■ Data shown ■

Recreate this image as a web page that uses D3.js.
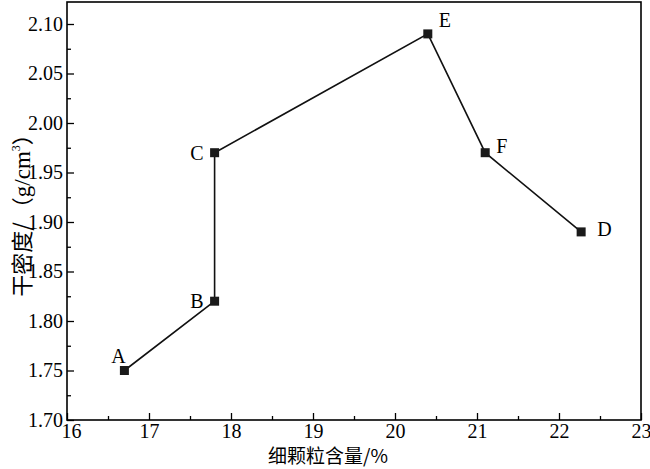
<!DOCTYPE html>
<html><head><meta charset="utf-8">
<script src="https://cdn.jsdelivr.net/npm/d3@7"></script>
<style>body{margin:0;background:#fff}</style>
</head><body>
<svg id="c" width="650" height="469"></svg>
<script>
const labels = ["A","B","C","E","F","D"];
const xValues = [16.7, 17.8, 17.8, 20.4, 21.1, 22.27];
const yValues = [1.75, 1.82, 1.97, 2.09, 1.97, 1.89];
const xTicks = [16,17,18,19,20,21,22,23];
const yTicks = [1.70,1.75,1.80,1.85,1.90,1.95,2.00,2.05,2.10];

// label placement relative to marker (style, not data)
const labelOffset = {A:[-6,-8,"middle"], B:[-11,7,"end"], C:[-11,7,"end"], E:[11,-7,"start"], F:[11,0,"start"], D:[16,4,"start"]};

const svg = d3.select("#c");
const L=67, R=641, T=2, B=420;
const x = d3.scaleLinear().domain([16,23]).range([L,R]);
const y = d3.scaleLinear().domain([1.70,2.10]).range([B,24]);
const serif = "'Liberation Serif','Times New Roman',serif";
const cjk = "'Noto Sans CJK SC','Noto Sans CJK JP',sans-serif";

// frame
svg.append("rect").attr("x",L).attr("y",T).attr("width",R-L).attr("height",B-T)
  .attr("fill","none").attr("stroke","#000").attr("stroke-width",1.6);

// x axis
const xMinor = d3.range(16.5,23,1);
const gx = svg.append("g").attr("transform",`translate(0,${B})`)
  .call(d3.axisBottom(x).tickValues(xTicks).tickSizeInner(-7).tickSizeOuter(0).tickPadding(4).tickFormat(d3.format("d")));
gx.select(".domain").remove();
gx.selectAll(".tick line").attr("stroke-width",1.3);
gx.selectAll("text").attr("font-family",serif).attr("font-size",20).attr("fill","#000")
  .attr("dx",d=>d===16?4:0);
svg.append("g").attr("transform",`translate(0,${B})`)
  .call(d3.axisBottom(x).tickValues(xMinor).tickSizeInner(-4).tickSizeOuter(0).tickFormat(""))
  .call(g=>{g.select(".domain").remove();g.selectAll(".tick line").attr("stroke-width",1.3);});

// y axis
const yMinor = d3.range(1.725,2.11,0.05);
const gy = svg.append("g").attr("transform",`translate(${L},0)`)
  .call(d3.axisLeft(y).tickValues(yTicks).tickSizeInner(-7).tickSizeOuter(0).tickPadding(4).tickFormat(d3.format(".2f")));
gy.select(".domain").remove();
gy.selectAll(".tick line").attr("stroke-width",1.3);
gy.selectAll("text").attr("font-family",serif).attr("font-size",20).attr("fill","#000");
svg.append("g").attr("transform",`translate(${L},0)`)
  .call(d3.axisLeft(y).tickValues(yMinor).tickSizeInner(-4).tickSizeOuter(0).tickFormat(""))
  .call(g=>{g.select(".domain").remove();g.selectAll(".tick line").attr("stroke-width",1.3);});

// line
const pts = xValues.map((v,i)=>({x:v,y:yValues[i],l:labels[i]}));
svg.append("path").datum(pts)
  .attr("d",d3.line().x(d=>x(d.x)).y(d=>y(d.y)))
  .attr("fill","none").attr("stroke","#111").attr("stroke-width",1.6);
svg.selectAll("rect.m").data(pts).enter().append("rect").attr("class","m")
  .attr("x",d=>x(d.x)-4.5).attr("y",d=>y(d.y)-4.5).attr("width",9).attr("height",9).attr("fill","#1a1a1a");
svg.selectAll("text.pl").data(pts).enter().append("text").attr("class","pl")
  .attr("font-family",serif).attr("font-size",20).attr("fill","#000")
  .attr("x",d=>x(d.x)+labelOffset[d.l][0])
  .attr("y",d=>y(d.y)+labelOffset[d.l][1])
  .attr("text-anchor",d=>labelOffset[d.l][2])
  .text(d=>d.l);

// axis titles
svg.append("text").attr("x",328).attr("y",463).attr("text-anchor","middle")
  .attr("font-family",cjk).attr("font-size",19).attr("fill","#000")
  .text("细颗粒含量/%");
const yt = svg.append("text").attr("transform","translate(30,210) rotate(-90)").attr("text-anchor","middle")
  .attr("font-family",cjk).attr("font-size",22).attr("fill","#000");
yt.append("tspan").text("干密度/");
yt.append("tspan").attr("dx",3).text("（");
yt.append("tspan").attr("font-family",serif).attr("font-size",23).text("g/cm");
yt.append("tspan").attr("font-family",serif).attr("font-size",12).attr("dy",-10).text("3");
yt.append("tspan").attr("dy",10).text("）");
</script>
</body></html>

■ What you should do ■
Output each line exactly; omit every picture.

■ Answer to this exercise ■
Recreate this image as a web page that uses D3.js.
<!DOCTYPE html>
<html><head><meta charset="utf-8">
<script src="https://cdn.jsdelivr.net/npm/d3@7"></script>
<style>body{margin:0;background:#fff}</style>
</head><body>
<svg id="c" width="650" height="469"></svg>
<script>
const labels = ["A","B","C","E","F","D"];
const xValues = [16.7, 17.8, 17.8, 20.4, 21.1, 22.27];
const yValues = [1.75, 1.82, 1.97, 2.09, 1.97, 1.89];
const xTicks = [16,17,18,19,20,21,22,23];
const yTicks = [1.70,1.75,1.80,1.85,1.90,1.95,2.00,2.05,2.10];

// label placement relative to marker (style, not data)
const labelOffset = {A:[-6,-8,"middle"], B:[-11,7,"end"], C:[-11,7,"end"], E:[11,-7,"start"], F:[11,0,"start"], D:[16,4,"start"]};

const svg = d3.select("#c");
const L=67, R=641, T=2, B=420;
const x = d3.scaleLinear().domain([16,23]).range([L,R]);
const y = d3.scaleLinear().domain([1.70,2.10]).range([B,24]);
const serif = "'Liberation Serif','Times New Roman',serif";
const cjk = "'Noto Sans CJK SC','Noto Sans CJK JP',sans-serif";

// frame
svg.append("rect").attr("x",L).attr("y",T).attr("width",R-L).attr("height",B-T)
  .attr("fill","none").attr("stroke","#000").attr("stroke-width",1.6);

// x axis
const xMinor = d3.range(16.5,23,1);
const gx = svg.append("g").attr("transform",`translate(0,${B})`)
  .call(d3.axisBottom(x).tickValues(xTicks).tickSizeInner(-7).tickSizeOuter(0).tickPadding(4).tickFormat(d3.format("d")));
gx.select(".domain").remove();
gx.selectAll(".tick line").attr("stroke-width",1.3);
gx.selectAll("text").attr("font-family",serif).attr("font-size",20).attr("fill","#000")
  .attr("dx",d=>d===16?4:0);
svg.append("g").attr("transform",`translate(0,${B})`)
  .call(d3.axisBottom(x).tickValues(xMinor).tickSizeInner(-4).tickSizeOuter(0).tickFormat(""))
  .call(g=>{g.select(".domain").remove();g.selectAll(".tick line").attr("stroke-width",1.3);});

// y axis
const yMinor = d3.range(1.725,2.11,0.05);
const gy = svg.append("g").attr("transform",`translate(${L},0)`)
  .call(d3.axisLeft(y).tickValues(yTicks).tickSizeInner(-7).tickSizeOuter(0).tickPadding(4).tickFormat(d3.format(".2f")));
gy.select(".domain").remove();
gy.selectAll(".tick line").attr("stroke-width",1.3);
gy.selectAll("text").attr("font-family",serif).attr("font-size",20).attr("fill","#000");
svg.append("g").attr("transform",`translate(${L},0)`)
  .call(d3.axisLeft(y).tickValues(yMinor).tickSizeInner(-4).tickSizeOuter(0).tickFormat(""))
  .call(g=>{g.select(".domain").remove();g.selectAll(".tick line").attr("stroke-width",1.3);});

// line
const pts = xValues.map((v,i)=>({x:v,y:yValues[i],l:labels[i]}));
svg.append("path").datum(pts)
  .attr("d",d3.line().x(d=>x(d.x)).y(d=>y(d.y)))
  .attr("fill","none").attr("stroke","#111").attr("stroke-width",1.6);
svg.selectAll("rect.m").data(pts).enter().append("rect").attr("class","m")
  .attr("x",d=>x(d.x)-4.5).attr("y",d=>y(d.y)-4.5).attr("width",9).attr("height",9).attr("fill","#1a1a1a");
svg.selectAll("text.pl").data(pts).enter().append("text").attr("class","pl")
  .attr("font-family",serif).attr("font-size",20).attr("fill","#000")
  .attr("x",d=>x(d.x)+labelOffset[d.l][0])
  .attr("y",d=>y(d.y)+labelOffset[d.l][1])
  .attr("text-anchor",d=>labelOffset[d.l][2])
  .text(d=>d.l);

// axis titles
svg.append("text").attr("x",328).attr("y",463).attr("text-anchor","middle")
  .attr("font-family",cjk).attr("font-size",19).attr("fill","#000")
  .text("细颗粒含量/%");
const yt = svg.append("text").attr("transform","translate(30,210) rotate(-90)").attr("text-anchor","middle")
  .attr("font-family",cjk).attr("font-size",22).attr("fill","#000");
yt.append("tspan").text("干密度/");
yt.append("tspan").attr("dx",3).text("（");
yt.append("tspan").attr("font-family",serif).attr("font-size",23).text("g/cm");
yt.append("tspan").attr("font-family",serif).attr("font-size",12).attr("dy",-10).text("3");
yt.append("tspan").attr("dy",10).text("）");
</script>
</body></html>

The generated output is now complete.